Easily Satisfied or Suffering as Communion

Christ the Bridegroom

“When conversion takes place, the process of revelation occurs in a very simple way- a person is in need, he suffers, and then somehow the other world opens up. The more you are in suffering and difficulties and are ‘desperate’ for God, the more He is going to come to your aid, reveal Who He is and show you the way out…”

―St. Seraphim Rose

“We are half-hearted creatures, fooling about with drink and sex and ambition when infinite joy is offered us, like an ignorant child who wants to go on making mud pies in a slum because he cannot imagine what is meant by the offer of a holiday at the sea. We are far too easily pleased.”

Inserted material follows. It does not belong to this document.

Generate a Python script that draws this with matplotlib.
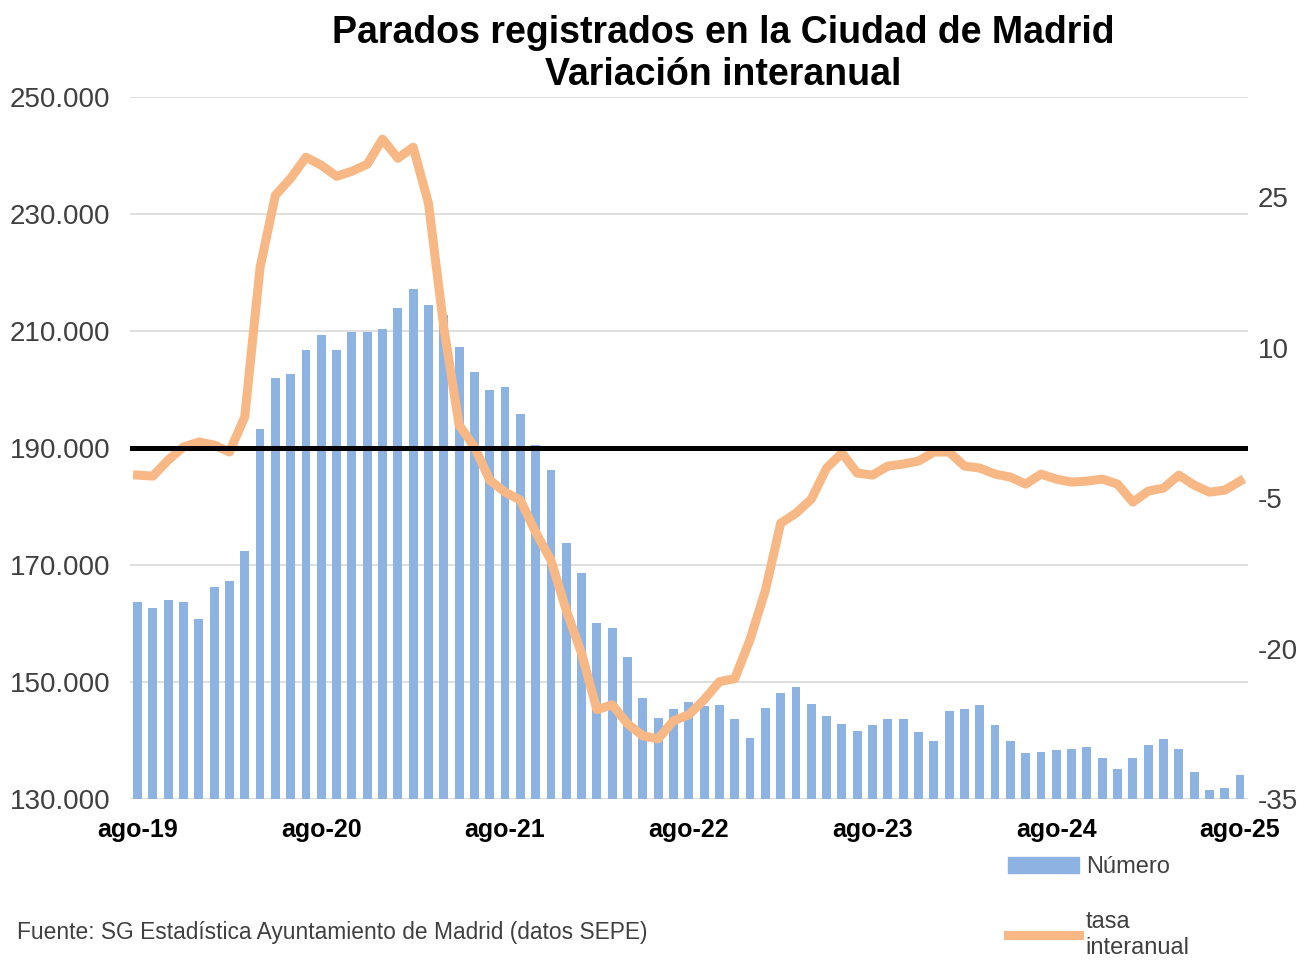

―C. S. Lewis, The Weight of Glory

We have been stuck in a rough patch for a while now which has been a learning experience for us. While there are worse places we could be and that we have been in, this has been a tough stretch and we aren’t out of the woods yet. (Days after starting this article, I came down with Corona and the majority of my house is sick as well). What we have been learning through this time is how easily we are satisfied with the faux solutions of this world that seek to lead us away from suffering rather than embracing it.

What brought this idea to mind and inspired this post was an incident that occurred the other day. For some reason, I woke up with internal pain. My heart was suffering. I needed to be alone and thankfully my wife encouraged me to go to the room and have some alone time. I sat in the chair and was alone with my thoughts that were going everywhere. I was feeling overwhelmed with many things. My wife brought me a piece of paper with the words of the Psalmist- “In the multitude of my thoughts within me thy comforts delight my soul.” Psalm 94:19. I repeated those words over and over. While I was doing this the thought of doing something fun with my family came to mind and dispelled the pain.

On the surface, this seems like a wonderful thing- that just looking forward to that particular family activity brought me peace. However, as I was thinking about the Prophet’s words I realized that I was missing the mark. I was using a thing, that in itself is good, as a way to escape from the suffering- the pain of heart.

What gives evidence to the fact that this was not a good solution to my sorrows is that it took me away from where I should have been at that moment- in prayer. The time would come when we would enjoy that family activity, but it was not now. I needed to be present and I needed to endure this pain of heart and, by enduring, commune with God even if only for a short time. The quick solution sought to alleviate the pain and cut short my prayer, my communion with God.

The problem is that we try to run away from pain and suffering. That is the overwhelming goal of the world around us- to escape suffering. The world offers us its bread and circus to escape the pain. The world has something for everyone. The evil one is behind all of this. If, as Fr. Seraphim pointed out, the other world draws near to us through suffering then the evil one will gladly offer to bail us out. We must be careful not to fall for this.  

We are called to use suffering to draw near to God. We are called to pick up our cross and follow Him. We are called to participate in His suffering. And in this suffering, we find delight in His comforts. His comforts are, first and foremost, His Communion with us through the Sacraments and services of the Church. 

When we are broken we must not allow ourselves to be satisfied by the bread and circus of the world around us. We must not look for the easy way out. We must allow ourselves to feel the pain and to stay there until He comforts us with Himself.

This process leads to what the Orthodox Church calls “Joyful Sorrow.” This defies the logic of this world by bringing into one place what the world would consider complete opposites- suffering and joy.

We see this resolution of the opposites most poignantly in the life of the Saints and Martyrs of the Orthodox Church. They sought the crown of martyrdom because they know that it was in that suffering and pain that they would be united to their Lord. Suffering was not to be avoided, it was to be embraced. This is the mind of the Church and sets itself in stark contrast to the mind of the world. Set these Saints before your eyes and pray that we can come to acquire this mindset in ourselves.


“Remembrance of God is pain of heart endured in a spirit of devotion: but he who forgets God becomes self-indulgent and insensitive.”

― St. Mark the Ascetic

“Thou hast made us for thyself, O Lord, and our heart is restless until it finds its rest in thee.”

― Blessed Augustine of Hippo, Confessions

I write this in dedication to my Spiritual Father, Father Moses Berry, who is suffering and fighting for life even as I post this.